My Favorite Plasma Picture

by Patrick Morse
Dec04
My Favorite Plasma Picture

In 20 years of working with various plasma sources this is by far my favorite picture. This is an early iteration of the Thermal Plasma Deposition (TPD) source that I was developing to deposit high purity materials directly onto the outside of cylindrical backing tubes to make cylindrical sputtering targets.

Years of working to optimize sputtering processes and solve customer sputtering problems helped me identify a key problem when reactively sputtering aluminum oxide from aluminum targets, the grain size. High purity aluminum likes to form really large grains with most target manufacturing processes. If the cylindrical target material is cut down to size on a lathe the mechanical cutting process tends to break up the grains within the first milimeter or so of the target surface. This initial finer grain structure would enable fantastic arc free control of the reactive sputtering process but as soon as the target eroded away and exposed the larger grains the aluminum would sputter preferentially from the exposed grain boundaries and oxides would redeposit on the centers of the grains leading to arcing on the target surface. This lead me to ask, how can I control the grain size when making a target? Of course, there are several solutions that already exist like adding silicon and other dopants to disrupt the grain coalescence, cold working, and cold spraying but all of these processes can add impurities, trapped gas, and incorporate oxides. I wanted a no compromise solution to control the grain size without sacrificing purity and thus I came up with the TPD process.

In the picture, a copper induction coil is surrounding a ceramic crucible filled with high purity aluminum metal.
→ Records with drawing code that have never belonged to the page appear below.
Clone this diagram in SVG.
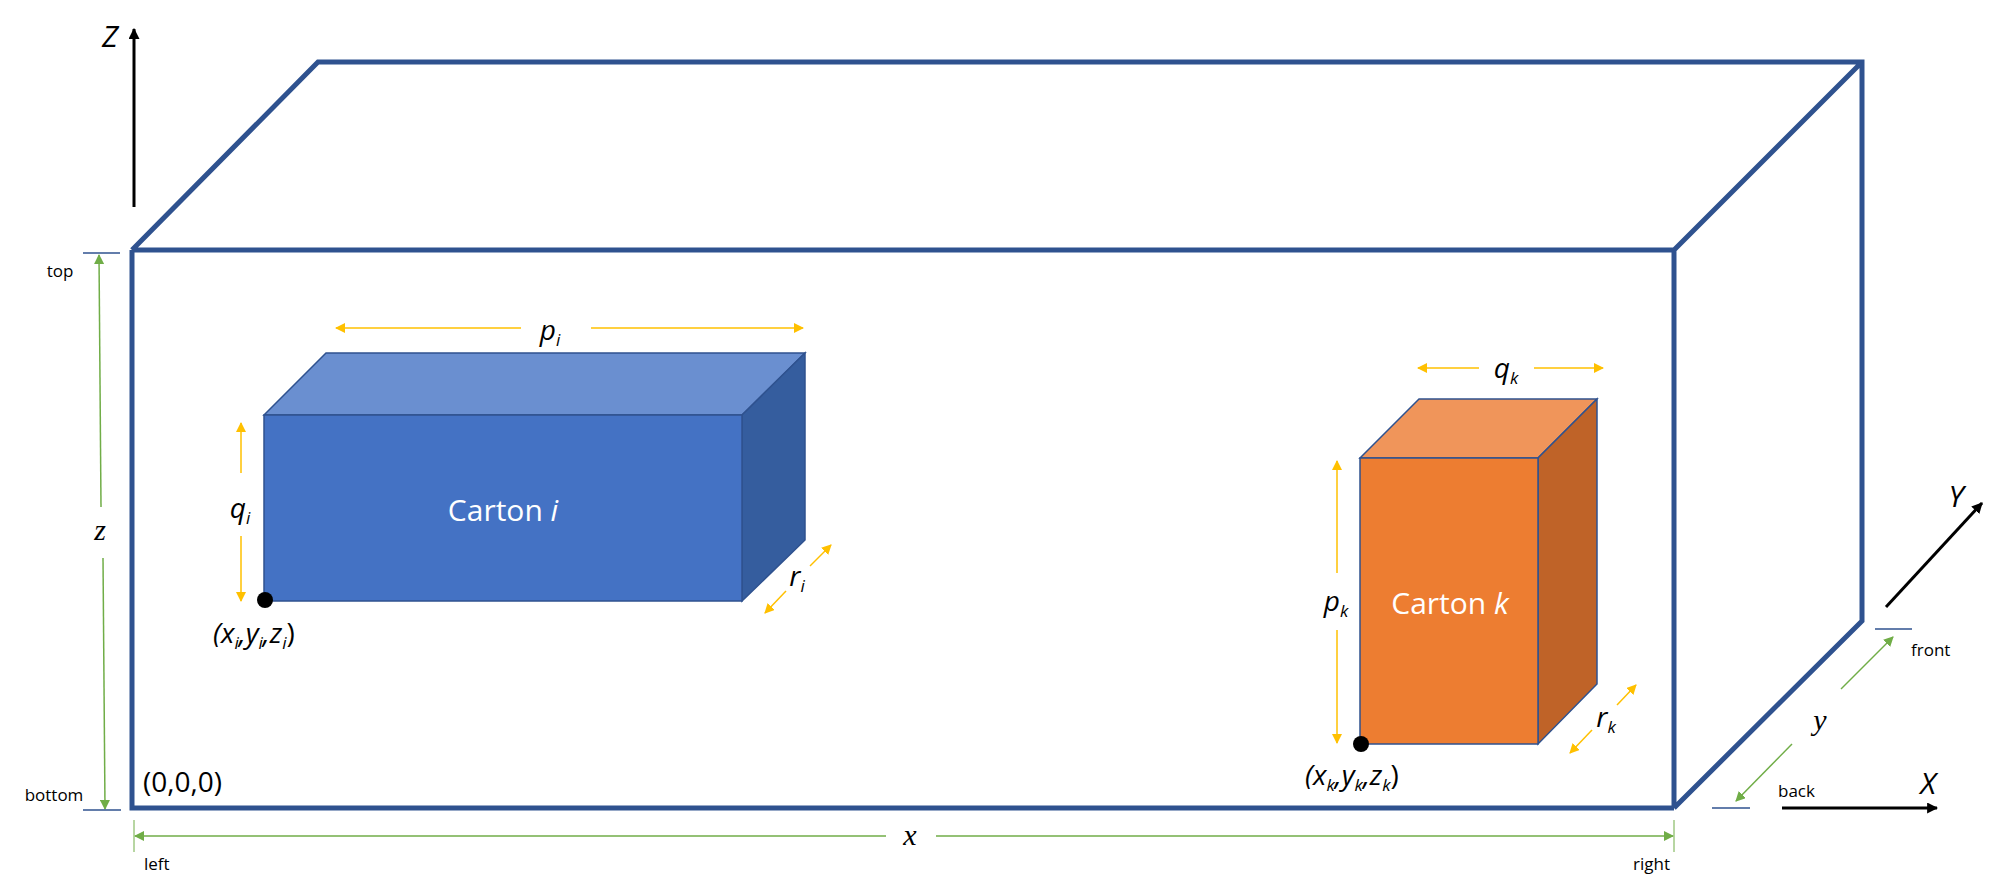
<svg xmlns="http://www.w3.org/2000/svg" width="1996" height="894" viewBox="0 0 1996 894">
<style>
.box{fill:none;stroke:#2F528F;stroke-width:5;stroke-linejoin:miter}
.y{stroke:#FFC000;stroke-width:1.5;fill:none;marker-end:url(#ay)}
.g{stroke:#70AD47;stroke-width:1.5;fill:none;marker-end:url(#ag)}
.k{stroke:#000;stroke-width:3;fill:none;marker-end:url(#ak)}
.tk{stroke:#2F528F;stroke-width:1.5}
.gt{stroke:#70AD47;stroke-width:1}
.t{font-family:"Open Sans","Liberation Sans",sans-serif;fill:#000}
.it{font-family:"Open Sans","Liberation Sans",sans-serif;font-style:italic;fill:#000}
.m{font-family:"Liberation Serif",serif;font-style:italic;fill:#000}
.w{font-family:"Open Sans","Liberation Sans",sans-serif;fill:#fff;font-size:30px}
.cs{stroke:#2F528F;stroke-width:1.5}
</style>
<defs>
<marker id="ay" viewBox="0 0 10 10" refX="9" refY="5" markerWidth="10" markerHeight="10" markerUnits="userSpaceOnUse" orient="auto"><path d="M0,0L10,5L0,10z" fill="#FFC000"/></marker>
<marker id="ag" viewBox="0 0 10 10" refX="9" refY="5" markerWidth="10" markerHeight="10" markerUnits="userSpaceOnUse" orient="auto"><path d="M0,0L10,5L0,10z" fill="#70AD47"/></marker>
<marker id="ak" viewBox="0 0 10 10" refX="9" refY="5" markerWidth="11" markerHeight="11" markerUnits="userSpaceOnUse" orient="auto"><path d="M0,0L10,5L0,10z" fill="#000"/></marker>
</defs>

<g id="container">
<path class="box" d="M132,250L318,62L1862,62L1862,621L1674,808M132,250L1674,250L1862,62M1674,250L1674,808M132,250L132,808L1674,808"/>
</g>

<g id="carton-i">
<path d="M264,415L326,353L805,353L742,415z" fill="#6A8FD0" class="cs"/>
<path d="M742,415L805,353L805,540L742,601z" fill="#355D9E" class="cs"/>
<rect x="264" y="415" width="478" height="186" fill="#4472C4" class="cs"/>
<text class="w" x="503" y="521" text-anchor="middle">Carton <tspan font-style="italic">i</tspan></text>
<circle cx="265" cy="600" r="8" fill="#000"/>
<text class="it" x="213" y="643" font-size="28">(x<tspan font-size="17" dy="6">i</tspan><tspan dy="-6">,y</tspan><tspan font-size="17" dy="6">i</tspan><tspan dy="-6">,z</tspan><tspan font-size="17" dy="6">i</tspan><tspan dy="-6" font-style="normal">)</tspan></text>
</g>

<g id="carton-k">
<path d="M1360,458L1419,399L1597,399L1538,458z" fill="#F0955A" class="cs"/>
<path d="M1538,458L1597,399L1597,684L1538,744z" fill="#BF6328" class="cs"/>
<rect x="1360" y="458" width="178" height="286" fill="#ED7D31" class="cs"/>
<text class="w" x="1450" y="614" text-anchor="middle">Carton <tspan font-style="italic">k</tspan></text>
<circle cx="1361" cy="744" r="8" fill="#000"/>
<text class="it" x="1305" y="785" font-size="28">(x<tspan font-size="17" dy="6">k</tspan><tspan dy="-6">,y</tspan><tspan font-size="17" dy="6">k</tspan><tspan dy="-6">,z</tspan><tspan font-size="17" dy="6">k</tspan><tspan dy="-6" font-style="normal">)</tspan></text>
</g>

<g id="connectors">
<line class="k" x1="134" y1="207" x2="134" y2="29"/>
<line class="k" x1="1886" y1="607" x2="1982" y2="503"/>
<line class="k" x1="1782" y1="808" x2="1937" y2="808"/>
<line class="y" x1="521" y1="328" x2="336" y2="328"/>
<line class="y" x1="591" y1="328" x2="803" y2="328"/>
<line class="y" x1="241" y1="473" x2="241" y2="423"/>
<line class="y" x1="241" y1="536" x2="241" y2="601"/>
<line class="y" x1="786" y1="591" x2="765" y2="613"/>
<line class="y" x1="810" y1="566" x2="831" y2="545"/>
<line class="y" x1="1479" y1="368" x2="1418" y2="368"/>
<line class="y" x1="1534" y1="368" x2="1603" y2="368"/>
<line class="y" x1="1337" y1="573" x2="1337" y2="461"/>
<line class="y" x1="1337" y1="630" x2="1337" y2="743"/>
<line class="y" x1="1592" y1="730" x2="1570" y2="753"/>
<line class="y" x1="1617" y1="705" x2="1636" y2="685"/>
<line class="g" x1="101" y1="507" x2="99" y2="255"/>
<line class="g" x1="103" y1="558" x2="105" y2="809"/>
<line class="g" x1="886" y1="836" x2="135" y2="836"/>
<line class="g" x1="936" y1="836" x2="1673" y2="836"/>
<line class="g" x1="1841" y1="689" x2="1893" y2="637"/>
<line class="g" x1="1792" y1="744" x2="1736" y2="801"/>
<line class="tk" x1="83" y1="253" x2="120" y2="253"/>
<line class="tk" x1="83" y1="810" x2="121" y2="810"/>
<line class="tk" x1="1875" y1="629" x2="1912" y2="629"/>
<line class="tk" x1="1712" y1="808" x2="1750" y2="808"/>
<line class="gt" x1="134" y1="820" x2="134" y2="852"/>
<line class="gt" x1="1674" y1="820" x2="1674" y2="852"/>
</g>

<g id="labels">
<text class="it" x="110" y="47" font-size="30" text-anchor="middle">Z</text>
<text class="it" x="1956" y="507" font-size="30" text-anchor="middle">Y</text>
<text class="it" x="1928" y="794" font-size="30" text-anchor="middle">X</text>
<text class="t" x="60" y="277" font-size="17" text-anchor="middle">top</text>
<text class="t" x="54" y="801" font-size="17" text-anchor="middle">bottom</text>
<text class="t" x="144" y="870" font-size="17">left</text>
<text class="t" x="1670" y="870" font-size="17" text-anchor="end">right</text>
<text class="t" x="1911" y="656" font-size="17">front</text>
<text class="t" x="1778" y="797" font-size="17">back</text>
<text class="t" x="143" y="792" font-size="28">(0,0,0)</text>
<text class="m" x="100" y="540" font-size="30" text-anchor="middle">z</text>
<text class="m" x="910" y="845" font-size="30" text-anchor="middle">x</text>
<text class="m" x="1820" y="730" font-size="30" text-anchor="middle">y</text>
<text class="it" x="550" y="340" font-size="28" text-anchor="middle">p<tspan font-size="17" dy="6">i</tspan></text>
<text class="it" x="240" y="518" font-size="28" text-anchor="middle">q<tspan font-size="17" dy="6">i</tspan></text>
<text class="it" x="797" y="586" font-size="28" text-anchor="middle">r<tspan font-size="17" dy="6">i</tspan></text>
<text class="it" x="1506" y="378" font-size="28" text-anchor="middle">q<tspan font-size="17" dy="6">k</tspan></text>
<text class="it" x="1336" y="611" font-size="28" text-anchor="middle">p<tspan font-size="17" dy="6">k</tspan></text>
<text class="it" x="1606" y="727" font-size="28" text-anchor="middle">r<tspan font-size="17" dy="6">k</tspan></text>
</g>
</svg>
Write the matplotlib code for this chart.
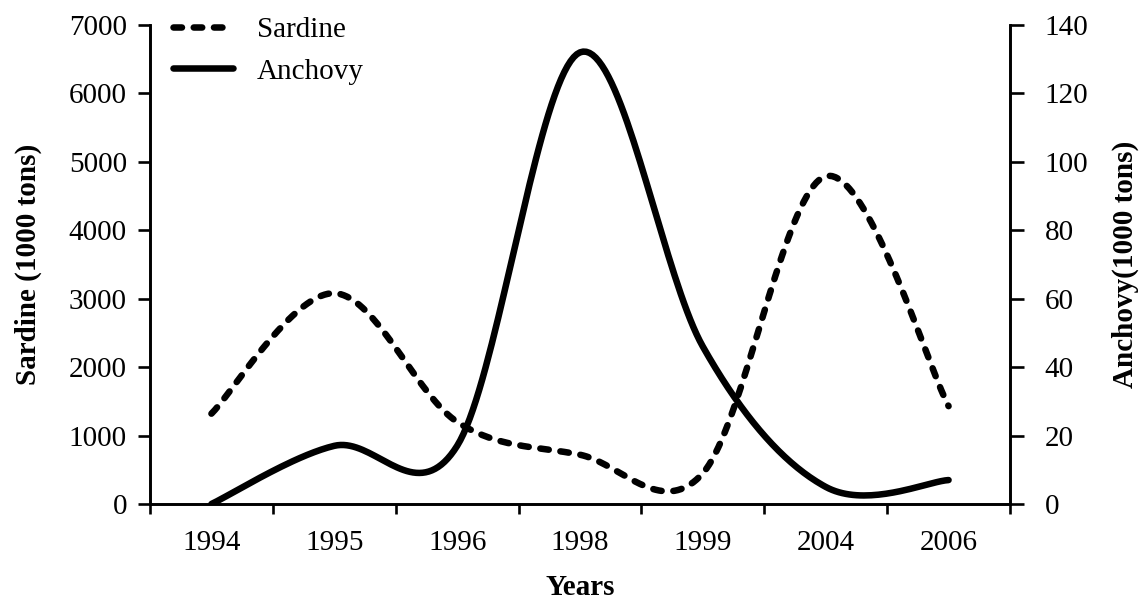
import numpy as np
import matplotlib
matplotlib.use("Agg")
import matplotlib.pyplot as plt

years = ["1994", "1995", "1996", "1998", "1999", "2004", "2006"]
sardine = [1320, 3080, 1200, 720, 450, 4790, 1430]
anchovy = [0, 17, 17, 132, 46, 5, 7]

plt.rcParams['font.family'] = ['Liberation Serif', 'DejaVu Serif']

fig = plt.figure(figsize=(11.39, 6.03), dpi=100)
ax = fig.add_axes([150/1139, 1-504/603, 860/1139, 479/603])
ax2 = ax.twinx()

n = len(years)
xs = np.arange(n)
for a in (ax, ax2):
    a.set_xlim(-0.5, n - 0.5)
ax.set_ylim(0, 7000)
ax2.set_ylim(0, 140)


def smooth(x, y, m=40):
    # Catmull-Rom (Excel-like smoothed line) through the data points
    x = np.asarray(x, float); y = np.asarray(y, float)
    px = np.concatenate([[x[0]], x, [x[-1]]])
    py = np.concatenate([[y[0]], y, [y[-1]]])
    outx, outy = [], []
    for i in range(1, len(px) - 2):
        p0x, p1x, p2x, p3x = px[i-1], px[i], px[i+1], px[i+2]
        p0y, p1y, p2y, p3y = py[i-1], py[i], py[i+1], py[i+2]
        c1x = p1x + (p2x - p0x) / 6; c1y = p1y + (p2y - p0y) / 6
        c2x = p2x - (p3x - p1x) / 6; c2y = p2y - (p3y - p1y) / 6
        t = np.linspace(0, 1, m)
        b0 = (1-t)**3; b1 = 3*(1-t)**2*t; b2 = 3*(1-t)*t**2; b3 = t**3
        outx.append(b0*p1x + b1*c1x + b2*c2x + b3*p2x)
        outy.append(b0*p1y + b1*c1y + b2*c2y + b3*p2y)
    return np.concatenate(outx), np.concatenate(outy)

sx, sy = smooth(xs, sardine)
axx, ayy = smooth(xs, anchovy)

LW = 4.7
l1, = ax.plot(sx, sy, color='black', lw=LW, dashes=(1.3, 1.8),
              dash_capstyle='round', label='Sardine')
l2, = ax2.plot(axx, ayy, color='black', lw=LW, solid_capstyle='round',
               label='Anchovy')

for a in (ax, ax2):
    a.spines['top'].set_visible(False)
    for s in a.spines.values():
        s.set_linewidth(1.9)

FS = 21
ax.set_xticks(np.arange(-0.5, n, 1.0))
ax.set_xticklabels([])
ax.set_xticks(xs, minor=True)
ax.set_xticklabels(years, minor=True)
ax.tick_params(axis='x', which='major', length=7, width=1.9, direction='out')
ax.tick_params(axis='x', which='minor', length=0, labelsize=FS, pad=19)

ax.set_yticks(np.arange(0, 7001, 1000))
ax.tick_params(axis='y', length=9, width=1.9, labelsize=FS, pad=7.6)
ax2.set_yticks(np.arange(0, 141, 20))
ax2.tick_params(axis='y', length=10, width=1.9, labelsize=FS, pad=15)

ax.set_ylabel('Sardine (1000 tons)', fontsize=FS, fontweight='bold', labelpad=19)
ax2.set_ylabel('Anchovy(1000 tons)', fontsize=FS, fontweight='bold', labelpad=16.5)
ax.set_xlabel('Years', fontsize=FS, fontweight='bold', labelpad=13)

leg = ax.legend(handles=[l1, l2], loc='upper left', frameon=False,
                fontsize=FS, handlelength=2.05, handletextpad=0.82,
                labelspacing=0.52, borderpad=0.0, borderaxespad=0.0,
                bbox_to_anchor=(0.0267, 1.0175))

fig.savefig('out.png', dpi=100)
The induction current is used to melt and evaporate the aluminum metal in the crucible, the voltage differential from coil to coil helps form a plasma from the evaporated aluminum flux and accelerate the ionized species out the end of the coil. The magnetic field generated by the coil help confine the plasma primarily within the opening of the crucible. This process operates only from evaporated flux and no other gas is introduced into the vacuum system.

Unfortunately, aluminum was one of the worst materials to work with because in it's liquid state it aggressively attacks and destroys all high temperatures ceramics making the process extremely difficult to sustain. Ultimately we abandoned aluminum and created a refined implementation of this process that was able to successfully deposit ITO directly onto cylindrical backing tubes with a controlled grain size and oxide reduction.